CHICAGO: Illinois Congresswoman Robin Kelly has said she supports calls in the US House to censure Florida Congressman Randy Fine, who has repeatedly made derogatory comments about Muslims and Arabs on his official social media accounts.

Kelly, a Democrat, denounced anti-Muslim and anti-Arab statements made by Fine, a Republican, saying she expects a censure resolution to be put together by House members possibly next week.

“There’s just no room for hate. That’s just the bottom line. I’ve seen hate. It causes people to lose their lives. It causes people to not have the same opportunities as other people. It causes people to have extra stress, extra trauma. And to categorize a whole group of people is so unfair,” Kelly told Arab News.

“I come from a family with a lot of different ethnicities or cultures, and I’ve seen the damage that hate has done in categorizing any one community.

“The Islamic community is just always presented as the bad guy in the movies and on TV … Being a person of color and seeing things that even my own family have gone through, I’m just very sensitive to it.”

Last month, when a supporter of New York’s Muslim Mayor Zohran Mamdani said on social media that dogs have no place in a Muslim home, Fine wrote: “If they force us to choose, the choice between dogs and Muslims is not a difficult one.” 

Then on Feb. 20, Fine introduced to Congress the “Protecting Puppies from Sharia Act,” cosponsored by nine Republicans.

Fine has been criticized in the past for making Islamophobic and anti-Arab comments on his social medial pages.

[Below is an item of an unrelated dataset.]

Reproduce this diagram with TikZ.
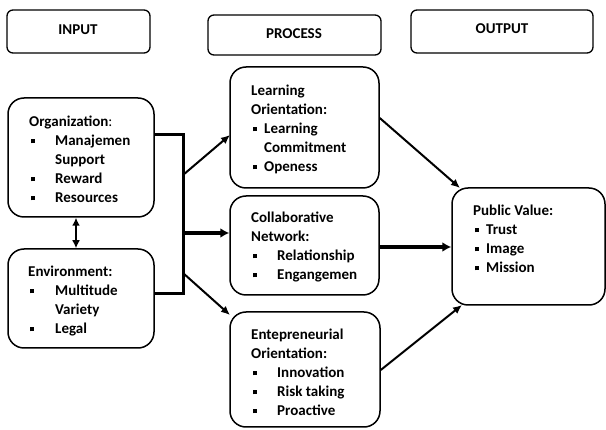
\documentclass[tikz,border=0pt]{standalone}
\usepackage{fontspec}
\setmainfont{Carlito}
\usetikzlibrary{arrows.meta,fit}
\newcommand{\itm}[2]{\makebox[#1][l]{\hspace{1.5pt}\rule[2.5pt]{4pt}{4pt}}#2}
\begin{document}
\begin{tikzpicture}[x=1pt,y=-1pt,
  hdr/.style={draw,line width=1.3pt,rounded corners=6pt,inner sep=0pt},
  box/.style={draw,line width=1.5pt,rounded corners=16pt,inner sep=0pt},
  txt/.style={anchor=base west,inner sep=0pt,font=\fontsize{15}{19}\selectfont\bfseries},
  arr/.style={line width=2pt,-{Latex[length=9pt,width=8pt]}},
  tarr/.style={line width=4pt,-{Latex[length=9pt,width=10pt]}},
  brk/.style={line width=3pt}]
\useasboundingbox (0,0) rectangle (606,430);
% header boxes
\node[hdr,fit={(7,10) (150,53)}] (hin) {};
\node[hdr,fit={(208,15) (381,55)}] (hpr) {};
\node[hdr,fit={(411,10) (593,53)}] (hout) {};
\node[font=\fontsize{15}{19}\selectfont\bfseries] (tin) at (78,30) {INPUT};
\node[font=\fontsize{15}{19}\selectfont\bfseries] (tpr) at (294,34) {PROCESS};
\node[font=\fontsize{15}{19}\selectfont\bfseries] (tout) at (502,29) {OUTPUT};
% content boxes
\node[box,fit={(8,98) (154,217)}] (org) {};
\node[box,fit={(8,249) (154,348)}] (env) {};
\node[box,fit={(230,67) (379,188)}] (learn) {};
\node[box,fit={(230,196) (379,295)}] (coll) {};
\node[box,fit={(230,312) (380,427)}] (entre) {};
\node[box,fit={(452,188) (605,305)}] (pub) {};
% texts
\foreach \t [count=\i from 0] in {Organization{\mdseries:},\itm{26pt}{Manajemen},\hspace{26pt}Support,\itm{26pt}{Reward},\itm{26pt}{Resources}}
  \node[txt] (org-\i) at (29,127+19*\i) {\t};
\foreach \t [count=\i from 0] in {Environment:,\itm{27pt}{Multitude},\hspace{27pt}Variety,\itm{27pt}{Legal}}
  \node[txt] (env-\i) at (28,277+19*\i) {\t};
\foreach \t [count=\i from 0] in {Learning,Orientation:,\itm{13pt}{Learning},\hspace{13pt}Commitment,\itm{13pt}{Openess}}
  \node[txt] (learn-\i) at (251,96+19*\i) {\t};
\foreach \t [count=\i from 0] in {Collaborative,Network:,\itm{26pt}{Relationship},\itm{26pt}{Engangemen}}
  \node[txt] (coll-\i) at (251,223+19*\i) {\t};
\foreach \t [count=\i from 0] in {Entepreneurial,Orientation:,\itm{26pt}{Innovation},\itm{26pt}{Risk taking},\itm{26pt}{Proactive}}
  \node[txt] (entre-\i) at (251,340+19*\i) {\t};
\foreach \t [count=\i from 0] in {Public Value:,\itm{13pt}{Trust},\itm{13pt}{Image},\itm{13pt}{Mission}}
  \node[txt] (pub-\i) at (473,216+19*\i) {\t};
% connectors
\coordinate (dx) at (76,0);
\draw[line width=2pt,{Latex[length=8pt,width=8pt]}-{Latex[length=8pt,width=8pt]}] (org.south -| dx) -- (env.north -| dx);
\coordinate (bx) at (183,0);
\coordinate (ya) at (0,135);
\coordinate (yb) at (0,294);
\draw[brk] (org.east |- ya) -- (bx |- ya) -- (bx |- yb) -- (env.east |- yb);
\coordinate (s1) at (183,175);
\coordinate (e1) at (230,135);
\coordinate (s2) at (183,233);
\coordinate (s3) at (183,273);
\coordinate (e3) at (230,315);
\draw[arr] (s1) -- (e1);
\draw[tarr] (s2) -- (coll.west |- s2);
\draw[arr] (s3) -- (e3);
\coordinate (l1) at (0,118);
\coordinate (p1) at (460,188);
\coordinate (m2) at (0,247);
\coordinate (l3) at (0,370);
\coordinate (p3) at (462,305);
\draw[arr] (learn.east |- l1) -- (p1);
\draw[tarr] (coll.east |- m2) -- (pub.west |- m2);
\draw[arr] (entre.east |- l3) -- (p3);
\end{tikzpicture}
\end{document}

Last May, when Michigan Democrat Rashida Tlaib said it was “a crime to use starvation as a weapon in Gaza,” Fine responded: “Tell your fellow Muslim terrorists to release the hostages and surrender. Until then, #StarveAway.”

During his election campaign in December 2023, in response to an anonymous poster on X who criticized delays in getting food trucks into Gaza, Fine wrote: “Stop the trucks. Let them eat rockets. There are plenty of those. #Bombsaway.”

Before running for Congress, responding to a New York Times report and photo of 67 Arab children killed by Israel, he said: “Thanks for the pic.”

Muslim groups in Florida have been complaining about Fine’s rhetoric since 2021, including after he sent a private Instagram message to a Florida Muslim saying: “Go blow yourself up!”

Kelly said she is also disturbed by the comments of Fine’s allies, citing them as a broader undercurrent of Islamophobia rising in the US.

She insisted that Islamophobia is no different than antisemitism or racism against other groups, including African Americans like herself.

Fine and Tennessee Congressman Andy Ogles “are spreading hate and should be censured,” Kelly wrote on her own Facebook page this past week.

“Our country is already divided enough, members of Congress should not be targeting Muslims for political gain.”

Ogles, a cosponsor of the “Protecting Puppies from Sharia Act,” declared: “Muslims don’t belong in American society. Pluralism is a lie.”

Kelly, who was elected to Congress in 2013, said: “I think they should all be censured. I say to people that feel the Islamophobia, ‘Don’t get weary, don’t get lost in the chaos. That’s what they want you to do. You can’t go in your house and close the door. You have to be a voice. You can’t stay on the sidelines because this isn’t acceptable.’”

Arab News reached out to Fine for comment.